» **INSTRUCTION**:
Without the images, write out the whole listing exactly.

■ ■ ■

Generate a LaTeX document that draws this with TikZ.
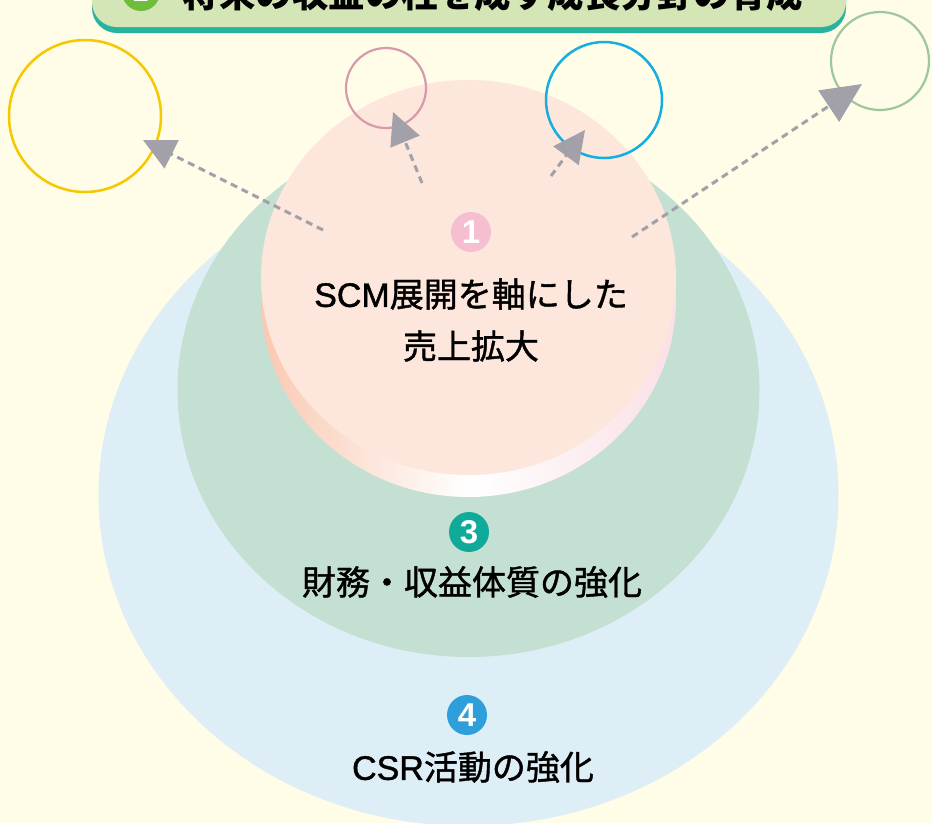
\documentclass[tikz,border=0pt]{standalone}
\usepackage{fontspec}
\setmainfont{Noto Sans CJK JP}
\newfontfamily\lat{Liberation Sans}
\newfontfamily\jpmed[FakeBold=1.2]{Noto Sans CJK JP}
\newfontfamily\latmed[FakeBold=1.2]{Liberation Sans}
\usetikzlibrary{arrows.meta,shapes.geometric}
\definecolor{bg}{HTML}{FFFCE8}
\definecolor{csrfill}{HTML}{DEEEF6}
\definecolor{finfill}{HTML}{C3E0D2}
\definecolor{facefill}{HTML}{FDE6DB}
\definecolor{sideL}{HTML}{F9C9B2}
\definecolor{sideR}{HTML}{FAE0E6}
\definecolor{arrowgray}{HTML}{A2A0A9}
\definecolor{ylw}{HTML}{F5C800}
\definecolor{pinkc}{HTML}{D79AAC}
\definecolor{bluec}{HTML}{14AEE0}
\definecolor{greenc}{HTML}{9DC89B}
\definecolor{badgeA}{HTML}{F6BFD1}
\definecolor{badgeC}{HTML}{10AA9B}
\definecolor{badgeD}{HTML}{2F9FDB}
\definecolor{bannerfill}{HTML}{D4E5B6}
\definecolor{bannershadow}{HTML}{28B3A1}
\definecolor{icongreen}{HTML}{6CBE3B}
\begin{document}
\begin{tikzpicture}[x=1pt,y=-1pt,
  blob/.style={ellipse, inner sep=0pt, draw=none},
  ring/.style={circle, inner sep=0pt, fill=none},
  badge/.style={circle, inner sep=0pt, minimum size=40pt, text=white,
    font=\lat\bfseries\fontsize{33}{33}\selectfont},
  label/.style={inner sep=0pt, font=\jpmed\fontsize{34}{34}\selectfont},
  arr/.style={draw=arrowgray, line width=3pt, dash pattern=on 7pt off 5pt,
    -{Triangle[length=32pt,width=31pt]}}]
\useasboundingbox (0,0) rectangle (932,823);
\clip (0,0) rectangle (932,823);
\fill[bg] (0,0) rectangle (932,823);

% nested areas
\node[blob, fill=csrfill, minimum width=740pt, minimum height=662pt] (csr) at (468.5,495) {};
\node[blob, fill=finfill, minimum width=582pt, minimum height=534pt] (fin) at (468.5,390) {};
\shade[left color=sideL, right color=sideR, middle color=white]
  (468.5,299.5) ellipse [x radius=207.5pt, y radius=197.5pt];
\node[blob, fill=facefill, minimum width=415pt, minimum height=395pt] (scm) at (468.5,277.5) {};

% badges and labels
\node[badge, fill=badgeA] (b1) at (471,232) {1};
\node[label] (t1) at (471,294) {{\latmed SCM}展開を軸にした};
\node[label] (t2) at (471,346) {売上拡大};
\node[badge, fill=badgeC] (b3) at (469,532) {3};
\node[label] (t3) at (472,582) {財務・収益体質の強化};
\node[badge, fill=badgeD] (b4) at (467,715) {4};
\node[label] (t4) at (473,767) {{\latmed CSR}活動の強化};

% outline circles
\node[ring, draw=ylw, line width=2.5pt, minimum size=152pt] (c1) at (85,116) {};
\node[ring, draw=pinkc, line width=2.2pt, minimum size=80pt] (c2) at (386,88) {};
\node[ring, draw=bluec, line width=2.5pt, minimum size=116pt] (c3) at (604,100) {};
\node[ring, draw=greenc, line width=2.2pt, minimum size=98pt] (c4) at (880,61) {};

% arrows
\coordinate (s1) at (323,230); \coordinate (e1) at (143,140);
\coordinate (s2) at (422,183); \coordinate (e2) at (393,112);
\coordinate (s3) at (551,176); \coordinate (e3) at (585,130);
\coordinate (s4) at (632,237); \coordinate (e4) at (862,84);
\draw[arr] (s1) -- (e1);
\draw[arr] (s2) -- (e2);
\draw[arr] (s3) -- (e3);
\draw[arr, -{Triangle[length=40pt,width=37pt]}] (s4) -- (e4);

% banner
\fill[bannershadow, rounded corners=25pt] (92,-40) rectangle (846,33);
\fill[bannerfill, rounded corners=25pt] (92,-40) rectangle (846,27);
\node[circle, inner sep=0pt, minimum size=38pt, fill=icongreen, text=white,
  font=\lat\bfseries\fontsize{28}{28}\selectfont] (icon) at (141,-8) {2};
\node[inner sep=0pt, font=\bfseries\fontsize{36.5}{36.5}\selectfont] (title) at (493,-6)
  {将来の収益の柱を成す成長分野の育成};
\end{tikzpicture}
\end{document}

■ ■ ■

» **REPLY**:
Generate a LaTeX document that draws this with TikZ.
\documentclass[tikz,border=0pt]{standalone}
\usepackage{fontspec}
\setmainfont{Noto Sans CJK JP}
\newfontfamily\lat{Liberation Sans}
\newfontfamily\jpmed[FakeBold=1.2]{Noto Sans CJK JP}
\newfontfamily\latmed[FakeBold=1.2]{Liberation Sans}
\usetikzlibrary{arrows.meta,shapes.geometric}
\definecolor{bg}{HTML}{FFFCE8}
\definecolor{csrfill}{HTML}{DEEEF6}
\definecolor{finfill}{HTML}{C3E0D2}
\definecolor{facefill}{HTML}{FDE6DB}
\definecolor{sideL}{HTML}{F9C9B2}
\definecolor{sideR}{HTML}{FAE0E6}
\definecolor{arrowgray}{HTML}{A2A0A9}
\definecolor{ylw}{HTML}{F5C800}
\definecolor{pinkc}{HTML}{D79AAC}
\definecolor{bluec}{HTML}{14AEE0}
\definecolor{greenc}{HTML}{9DC89B}
\definecolor{badgeA}{HTML}{F6BFD1}
\definecolor{badgeC}{HTML}{10AA9B}
\definecolor{badgeD}{HTML}{2F9FDB}
\definecolor{bannerfill}{HTML}{D4E5B6}
\definecolor{bannershadow}{HTML}{28B3A1}
\definecolor{icongreen}{HTML}{6CBE3B}
\begin{document}
\begin{tikzpicture}[x=1pt,y=-1pt,
  blob/.style={ellipse, inner sep=0pt, draw=none},
  ring/.style={circle, inner sep=0pt, fill=none},
  badge/.style={circle, inner sep=0pt, minimum size=40pt, text=white,
    font=\lat\bfseries\fontsize{33}{33}\selectfont},
  label/.style={inner sep=0pt, font=\jpmed\fontsize{34}{34}\selectfont},
  arr/.style={draw=arrowgray, line width=3pt, dash pattern=on 7pt off 5pt,
    -{Triangle[length=32pt,width=31pt]}}]
\useasboundingbox (0,0) rectangle (932,823);
\clip (0,0) rectangle (932,823);
\fill[bg] (0,0) rectangle (932,823);

% nested areas
\node[blob, fill=csrfill, minimum width=740pt, minimum height=662pt] (csr) at (468.5,495) {};
\node[blob, fill=finfill, minimum width=582pt, minimum height=534pt] (fin) at (468.5,390) {};
\shade[left color=sideL, right color=sideR, middle color=white]
  (468.5,299.5) ellipse [x radius=207.5pt, y radius=197.5pt];
\node[blob, fill=facefill, minimum width=415pt, minimum height=395pt] (scm) at (468.5,277.5) {};

% badges and labels
\node[badge, fill=badgeA] (b1) at (471,232) {1};
\node[label] (t1) at (471,294) {{\latmed SCM}展開を軸にした};
\node[label] (t2) at (471,346) {売上拡大};
\node[badge, fill=badgeC] (b3) at (469,532) {3};
\node[label] (t3) at (472,582) {財務・収益体質の強化};
\node[badge, fill=badgeD] (b4) at (467,715) {4};
\node[label] (t4) at (473,767) {{\latmed CSR}活動の強化};

% outline circles
\node[ring, draw=ylw, line width=2.5pt, minimum size=152pt] (c1) at (85,116) {};
\node[ring, draw=pinkc, line width=2.2pt, minimum size=80pt] (c2) at (386,88) {};
\node[ring, draw=bluec, line width=2.5pt, minimum size=116pt] (c3) at (604,100) {};
\node[ring, draw=greenc, line width=2.2pt, minimum size=98pt] (c4) at (880,61) {};

% arrows
\coordinate (s1) at (323,230); \coordinate (e1) at (143,140);
\coordinate (s2) at (422,183); \coordinate (e2) at (393,112);
\coordinate (s3) at (551,176); \coordinate (e3) at (585,130);
\coordinate (s4) at (632,237); \coordinate (e4) at (862,84);
\draw[arr] (s1) -- (e1);
\draw[arr] (s2) -- (e2);
\draw[arr] (s3) -- (e3);
\draw[arr, -{Triangle[length=40pt,width=37pt]}] (s4) -- (e4);

% banner
\fill[bannershadow, rounded corners=25pt] (92,-40) rectangle (846,33);
\fill[bannerfill, rounded corners=25pt] (92,-40) rectangle (846,27);
\node[circle, inner sep=0pt, minimum size=38pt, fill=icongreen, text=white,
  font=\lat\bfseries\fontsize{28}{28}\selectfont] (icon) at (141,-8) {2};
\node[inner sep=0pt, font=\bfseries\fontsize{36.5}{36.5}\selectfont] (title) at (493,-6)
  {将来の収益の柱を成す成長分野の育成};
\end{tikzpicture}
\end{document}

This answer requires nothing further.